The consensus of the group was that this bot will provide a benefit for the movement that is not currently fulfilled by Quarry or similar systems, and thus should be allowed.

We discussed specifically the implications and rationale for the "Do not provide direct access to Cloud Services resources to unauthenticated users" rule and how it relates to this bot. The existing protections of limiting the number of parallel queries and enforcing a max_statement_time session based timeout should protect the wiki replicas from overload from this single source. The workflow of the bot is wiki-based rather than web-based which mitigates some concerns about being open to abuse from literally anyone on the internet. It would be a nice additional protection if @SD0001 could add some sort of "edit ageing" requirement similar to the 30 minute time proposed by @Legoktm in T320657#8313237. This is not strictly necessary for operation however.

The documentation requested by @taavi in T320657#8317367 should be created before setting the bot to work running these queries. It would also be helpful for there to be a "Tool" namespace page on wikitech with documentation or pointers to documentation elsewhere that explain how to stop and start the bot so that Toolforge admins can confidently disable/enable the bot as needed to debug infrastructure issues.

Thanks for the approval @bd808, and @Legoktm for presenting it. Bot is functional now. I have not implemented the "edit ageing" requirement, but emergency-shutoff can now be activated from User:SDZeroBot/Shutoff, which is linked from the bot user page. Also created wikitech:Tool:SDZeroBot.

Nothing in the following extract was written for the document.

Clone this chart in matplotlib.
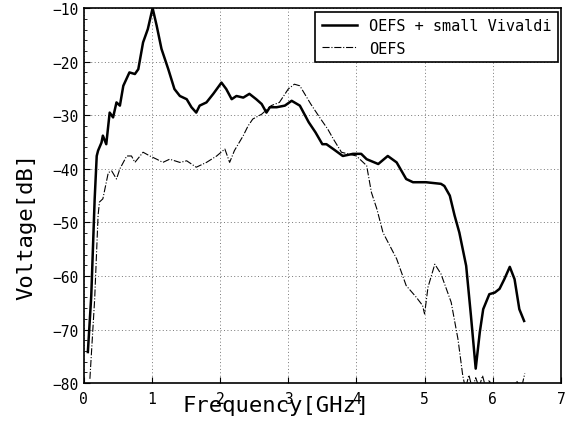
import numpy as np
import matplotlib.pyplot as plt

plt.rcParams['font.family'] = ['DejaVu Sans Mono']

# OEFS + small Vivaldi (solid)
f_viv = [0.06, 0.11, 0.16, 0.19, 0.21, 0.26, 0.28, 0.33, 0.38, 0.43, 0.48, 0.53,
         0.58, 0.67, 0.75, 0.80, 0.87, 0.94, 1.01, 1.07, 1.14, 1.24, 1.33, 1.41,
         1.51, 1.58, 1.65, 1.70, 1.80, 1.90, 2.02, 2.09, 2.17, 2.24, 2.34, 2.43,
         2.53, 2.61, 2.68, 2.73, 2.83, 2.95, 3.05, 3.17, 3.30, 3.40, 3.50, 3.56,
         3.66, 3.80, 3.95, 4.07, 4.15, 4.32, 4.46, 4.59, 4.73, 4.83, 5.02, 5.24,
         5.29, 5.37, 5.44, 5.51, 5.61, 5.68, 5.75, 5.81, 5.86, 5.95, 6.03, 6.10,
         6.17, 6.25, 6.32, 6.39, 6.46]
v_viv = [-74.2, -63.7, -45.6, -37.6, -36.6, -35.1, -33.8, -35.4, -29.5, -30.4, -27.6, -28.2,
         -24.5, -22.0, -22.3, -21.4, -16.4, -13.9, -10.0, -13.3, -17.6, -21.4, -25.1, -26.4,
         -27.0, -28.5, -29.5, -28.2, -27.6, -26.0, -23.9, -25.1, -27.0, -26.4, -26.7, -26.0,
         -27.0, -27.9, -29.5, -28.5, -28.5, -28.2, -27.3, -28.2, -31.3, -33.2, -35.4, -35.4,
         -36.3, -37.6, -37.2, -37.2, -38.2, -39.1, -37.6, -38.8, -41.9, -42.5, -42.5, -42.8,
         -43.2, -45.0, -48.7, -51.9, -58.1, -67.4, -77.3, -70.5, -66.2, -63.4, -63.1, -62.4,
         -60.6, -58.3, -60.6, -66.2, -68.4]

# OEFS (dash-dot)
f_oefs = [0.09, 0.16, 0.21, 0.23, 0.28, 0.36, 0.41, 0.48, 0.53, 0.63, 0.70, 0.75,
          0.87, 0.97, 1.07, 1.16, 1.26, 1.41, 1.51, 1.65, 1.80, 1.95, 2.07, 2.14,
          2.21, 2.34, 2.41, 2.48, 2.61, 2.75, 2.87, 3.00, 3.09, 3.17, 3.33, 3.46,
          3.58, 3.66, 3.78, 4.00, 4.15, 4.22, 4.30, 4.39, 4.59, 4.73, 4.88, 4.97,
          5.00, 5.05, 5.15, 5.24, 5.39, 5.49, 5.56, 5.60, 5.65, 5.70, 5.75, 5.80,
          5.85, 5.90, 5.95, 6.00, 6.30, 6.35, 6.42, 6.47]
v_oefs = [-79.2, -64.3, -48.7, -46.2, -45.6, -40.7, -40.4, -41.9, -40.0, -37.6, -37.6, -38.8,
          -36.9, -37.6, -38.2, -38.8, -38.2, -38.8, -38.5, -39.7, -38.8, -37.6, -36.3, -38.8,
          -36.6, -33.8, -32.0, -30.7, -29.8, -28.2, -27.6, -25.1, -24.2, -24.5, -27.9, -30.4,
          -32.6, -34.4, -36.9, -37.6, -39.4, -44.4, -47.5, -51.9, -56.8, -61.8, -64.0, -65.5,
          -67.1, -62.1, -57.8, -59.6, -64.9, -71.8, -78.6, -81.0, -78.5, -81.0, -79.0, -80.8,
          -78.6, -81.0, -79.4, -82.0, -82.0, -79.6, -81.0, -78.2]

fig = plt.figure(figsize=(5.66, 4.35), dpi=100)
ax = fig.add_axes([0.148, 0.117, 0.843, 0.862])

ax.plot(f_viv, v_viv, 'k-', lw=1.8, label='OEFS + small Vivaldi')
ax.plot(f_oefs, v_oefs, 'k-.', lw=0.8, label='OEFS')

ax.set_xlim(0, 7)
ax.set_ylim(-80, -10)
ax.set_xticks(range(0, 8))
ax.set_yticks(range(-80, 0, 10))
ax.set_yticks(np.arange(-80, -9, 2), minor=True)
ax.tick_params(direction='in', labelsize=10.5, length=4)
ax.tick_params(axis='x', pad=6)
ax.tick_params(which='minor', direction='in', length=2, axis='y')
ax.grid(True, linestyle=(0, (1, 2.5)), color='#777777', lw=0.7)
for s in ax.spines.values():
    s.set_linewidth(1.2)

ax.set_xlabel('Frequency[GHz]', fontsize=16)
ax.xaxis.set_label_coords(0.403, -0.032)
ax.set_ylabel('Voltage[dB]', fontsize=16)
ax.yaxis.set_label_coords(-0.10, 0.42)

leg = ax.legend(loc='upper right', bbox_to_anchor=(0.993, 0.99), fontsize=11,
                fancybox=False, framealpha=1, edgecolor='black', borderaxespad=0,
                handlelength=2.3, handletextpad=0.8)
leg.get_frame().set_linewidth(1.2)

fig.savefig('out.png', dpi=100)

The log of all queries run suggested in T320657#8313237 was also created, can be seen at /data/project/sdzerobot/SDZeroBot/db-tabulator/queries.log.

Philosophically if this works out, this would be a nice next step to expand access to wiki replicas.

T318191: Evaluate opening the readonly Wiki Replicas to the WAN (since we already have user authentication) Related?

Don't think there's anything left to do here, closing.